Here is another key provision in the Tax Cuts and Jobs Act that could have an impact on nonprofits.

Changes to Unrelated Business Taxable Income Rules

Unrelated business taxable income refers to income that a tax-exempt organization generates from any ongoing activity that isn’t directly tied to the organization’s main function or doesn’t further its exempt purpose.

For example, suppose a local veterans’ organization cuts down trees on its property and sells the lumber. Maybe they sell advertising in an event program or open a pop-up shop on the lot next door to sell t-shirts. They then use the income to supplement various charitable programs.

These activities are not directly related to the nonprofits main function or purpose. If these activities produce a substantial amount of income for the veterans’ organization, they may be considered unrelated business taxable income. Nonprofits are required to report such unrelated business taxable income separately and pay corporate taxes on the net profit, even if all net profits are used to fund tax-exempt activities.

Previously, a nonprofit with more than one unrelated business taxable income could combine the income and loss from multiple activities. For example, losses from t-shirt sales could offset income from program advertising, which would reduce the tax obligation.
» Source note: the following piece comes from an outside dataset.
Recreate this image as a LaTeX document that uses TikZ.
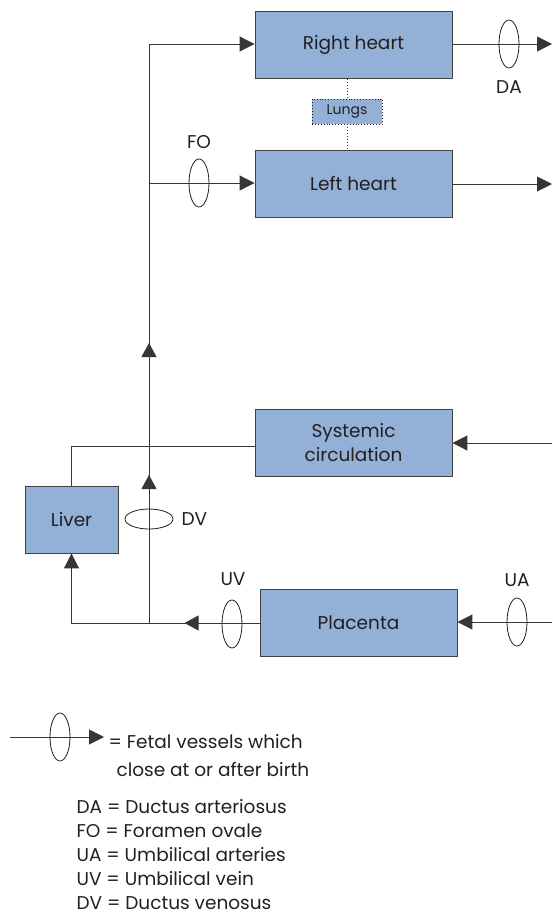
\documentclass[tikz,border=0pt]{standalone}
\usepackage{fontspec}
\setmainfont{Poppins}
\usetikzlibrary{arrows.meta,shapes.geometric,decorations.markings}

\definecolor{boxblue}{RGB}{147,176,214}
\definecolor{ink}{RGB}{35,31,32}

\begin{document}
\begin{tikzpicture}[
    x=1pt,
    y=-1pt,
    every node/.style={
        font=\fontsize{18.5}{24}\selectfont,
        text=ink
    },
    organ/.style={
        draw=ink!85,
        fill=boxblue,
        line width=0.9pt,
        inner sep=0pt,
        align=center,
        minimum width=197pt,
        minimum height=67pt
    },
    vessel/.style={
        draw=ink!90,
        line width=1pt
    },
    headed/.style={
        -{Triangle[length=15pt,width=15pt]}
    },
    midhead/.style={
        postaction={
            decorate,
            decoration={
                markings,
                mark=at position #1 with {\arrow{Triangle[length=14pt,width=15pt]}}
            }
        }
    },
    valve/.style={
        ellipse,
        draw=ink,
        line width=0.8pt,
        inner sep=0pt,
        minimum width=20pt,
        minimum height=48pt
    }
]

\useasboundingbox (0,0) rectangle (552,924);

% -------------------------------------------------
% Organs
% -------------------------------------------------

\node[organ] (rh) at (353.5,45) {Right heart};
\node[organ] (lh) at (353.5,183.5) {Left heart};
\node[organ, draw=ink, dotted, line width=0.8pt,
    minimum width=70pt, minimum height=25pt,
    font=\fontsize{14}{16}\selectfont] (lungs) at (347,111.5) {Lungs};
\node[organ] (sys) at (353.5,443) {Systemic\\circulation};
\node[organ, minimum width=93pt] (liver) at (71.5,519.5) {Liver};
\node[organ] (plac) at (358.5,622.5) {Placenta};

% -------------------------------------------------
% Corners and free ends
% -------------------------------------------------

\coordinate (top) at (149,44);
\coordinate (fo) at (149,183);
\coordinate (bot) at (149,623);
\coordinate (lcorner) at (71.5,623);
\coordinate (scorner) at (71.5,446);
\coordinate (rhout) at (552,44);
\coordinate (lhout) at (552,184);
\coordinate (sysin) at (552,443);
\coordinate (placin) at (552,622);

% -------------------------------------------------
% Vessels
% -------------------------------------------------

\draw[vessel, dotted] (rh.south -| lungs.north) -- (lungs.north);
\draw[vessel, dotted] (lungs.south) -- (lungs.south |- lh.north);

\draw[vessel, headed, midhead=148pt, midhead=280pt]
    (bot) -- (top) -- (rh.west |- top);
\draw[vessel, headed] (fo) -- (lh.west |- fo);

\draw[vessel, headed] (rh.east |- rhout) -- (rhout);
\draw[vessel, headed] (lh.east |- lhout) -- (lhout);

\draw[vessel, headed] (sysin) -- (sys.east |- sysin);
\draw[vessel] (sys.west |- scorner) -- (scorner) -- (liver.north);

\draw[vessel, headed] (placin) -- (plac.east |- placin);
\draw[vessel, headed, midhead=75pt]
    (plac.west |- bot) -- (lcorner) -- (liver.south);

% -------------------------------------------------
% Fetal shunts (valves) and their labels
% -------------------------------------------------

\node[valve] (da) at (509,44) {};
\node (dalabel) at (509,87) {DA};

\node[valve] (fov) at (199,183) {};
\node (folabel) at (199,142) {FO};

\node[valve, minimum width=48pt, minimum height=20pt] (dv) at (149,519) {};
\node[anchor=west] (dvlabel) at (178,519) {DV};

\node[valve] (uv) at (232,624) {};
\node (uvlabel) at (233,579) {UV};

\node[valve] (ua) at (517,622) {};
\node (ualabel) at (517,580) {UA};

% -------------------------------------------------
% Legend
% -------------------------------------------------

\coordinate (keystart) at (10,737);
\coordinate (keyend) at (104,737);
\draw[vessel, headed] (keystart) -- (keyend);
\node[valve] (keyvalve) at (60,737) {};

\node[anchor=north west, align=left,
    font=\fontsize{18.5}{28}\selectfont] (keytext) at (105,731)
    {= Fetal vessels which\\\hspace{8pt}close at or after birth};

\node[anchor=north west, align=left] (abbrev) at (73,796)
    {DA = Ductus arteriosus\\
     FO = Foramen ovale\\
     UA = Umbilical arteries\\
     UV = Umbilical vein\\
     DV = Ductus venosus};

\end{tikzpicture}
\end{document}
This is no longer permitted under the new tax law. All unrelated business activities are treated separately, and loss from one cannot be used to offset income from the other. However, because the corporate tax rate dropped from a maximum of 35 percent to 21 percent, nonprofits may pay a lower tax on unrelated business taxable income than in years past.

What Nonprofits Should Do Now

Meet with your accountant. Identify and prioritize areas of your nonprofit that could be affected. Analyze your data. Make sure your donor management software is integrated with your accounting systems and collecting the data required to comply with today’s tax laws.

Regardless of what happens in Washington, the goal of nonprofits should be to continue to strengthen relationships with donors. If people feel a strong enough connection to your organization and believe in your mission, they’ll be less likely to let a new tax law affect how they donate.

Believe in your mission. Believe in your donors. And make sure they know you’re committed to both.